→ **GOAL**: Copy out all of the material, matching it word for word.

━━ SOURCE EXCERPT ━━

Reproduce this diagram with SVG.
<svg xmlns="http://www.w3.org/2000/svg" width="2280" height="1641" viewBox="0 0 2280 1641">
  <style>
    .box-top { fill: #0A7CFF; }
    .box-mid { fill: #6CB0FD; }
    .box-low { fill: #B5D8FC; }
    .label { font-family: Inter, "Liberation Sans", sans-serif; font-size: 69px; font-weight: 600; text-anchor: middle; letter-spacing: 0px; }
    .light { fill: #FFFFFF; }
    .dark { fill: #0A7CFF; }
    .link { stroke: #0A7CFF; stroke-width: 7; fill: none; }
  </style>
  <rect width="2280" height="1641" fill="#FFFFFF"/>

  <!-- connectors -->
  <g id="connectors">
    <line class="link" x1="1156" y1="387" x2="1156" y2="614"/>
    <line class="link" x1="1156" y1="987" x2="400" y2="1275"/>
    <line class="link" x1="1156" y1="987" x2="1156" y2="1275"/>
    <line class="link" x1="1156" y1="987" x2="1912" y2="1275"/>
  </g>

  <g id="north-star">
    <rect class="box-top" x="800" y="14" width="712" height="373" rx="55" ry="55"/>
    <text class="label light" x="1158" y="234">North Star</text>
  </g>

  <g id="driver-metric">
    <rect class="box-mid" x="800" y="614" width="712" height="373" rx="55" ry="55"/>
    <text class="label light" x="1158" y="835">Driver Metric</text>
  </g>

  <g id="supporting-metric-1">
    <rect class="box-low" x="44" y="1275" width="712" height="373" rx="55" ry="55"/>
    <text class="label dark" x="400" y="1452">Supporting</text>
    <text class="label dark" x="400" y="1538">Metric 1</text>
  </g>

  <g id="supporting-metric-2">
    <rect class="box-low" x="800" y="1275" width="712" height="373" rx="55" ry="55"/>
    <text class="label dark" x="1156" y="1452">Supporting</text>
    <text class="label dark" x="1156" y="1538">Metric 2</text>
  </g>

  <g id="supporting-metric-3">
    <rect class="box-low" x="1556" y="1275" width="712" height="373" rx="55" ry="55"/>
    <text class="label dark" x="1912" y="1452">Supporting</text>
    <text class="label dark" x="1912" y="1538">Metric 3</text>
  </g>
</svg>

━━━

→ **RESULT BELOW**:
Reproduce this diagram with SVG.
<svg xmlns="http://www.w3.org/2000/svg" width="2280" height="1641" viewBox="0 0 2280 1641">
  <style>
    .box-top { fill: #0A7CFF; }
    .box-mid { fill: #6CB0FD; }
    .box-low { fill: #B5D8FC; }
    .label { font-family: Inter, "Liberation Sans", sans-serif; font-size: 69px; font-weight: 600; text-anchor: middle; letter-spacing: 0px; }
    .light { fill: #FFFFFF; }
    .dark { fill: #0A7CFF; }
    .link { stroke: #0A7CFF; stroke-width: 7; fill: none; }
  </style>
  <rect width="2280" height="1641" fill="#FFFFFF"/>

  <!-- connectors -->
  <g id="connectors">
    <line class="link" x1="1156" y1="387" x2="1156" y2="614"/>
    <line class="link" x1="1156" y1="987" x2="400" y2="1275"/>
    <line class="link" x1="1156" y1="987" x2="1156" y2="1275"/>
    <line class="link" x1="1156" y1="987" x2="1912" y2="1275"/>
  </g>

  <g id="north-star">
    <rect class="box-top" x="800" y="14" width="712" height="373" rx="55" ry="55"/>
    <text class="label light" x="1158" y="234">North Star</text>
  </g>

  <g id="driver-metric">
    <rect class="box-mid" x="800" y="614" width="712" height="373" rx="55" ry="55"/>
    <text class="label light" x="1158" y="835">Driver Metric</text>
  </g>

  <g id="supporting-metric-1">
    <rect class="box-low" x="44" y="1275" width="712" height="373" rx="55" ry="55"/>
    <text class="label dark" x="400" y="1452">Supporting</text>
    <text class="label dark" x="400" y="1538">Metric 1</text>
  </g>

  <g id="supporting-metric-2">
    <rect class="box-low" x="800" y="1275" width="712" height="373" rx="55" ry="55"/>
    <text class="label dark" x="1156" y="1452">Supporting</text>
    <text class="label dark" x="1156" y="1538">Metric 2</text>
  </g>

  <g id="supporting-metric-3">
    <rect class="box-low" x="1556" y="1275" width="712" height="373" rx="55" ry="55"/>
    <text class="label dark" x="1912" y="1452">Supporting</text>
    <text class="label dark" x="1912" y="1538">Metric 3</text>
  </g>
</svg>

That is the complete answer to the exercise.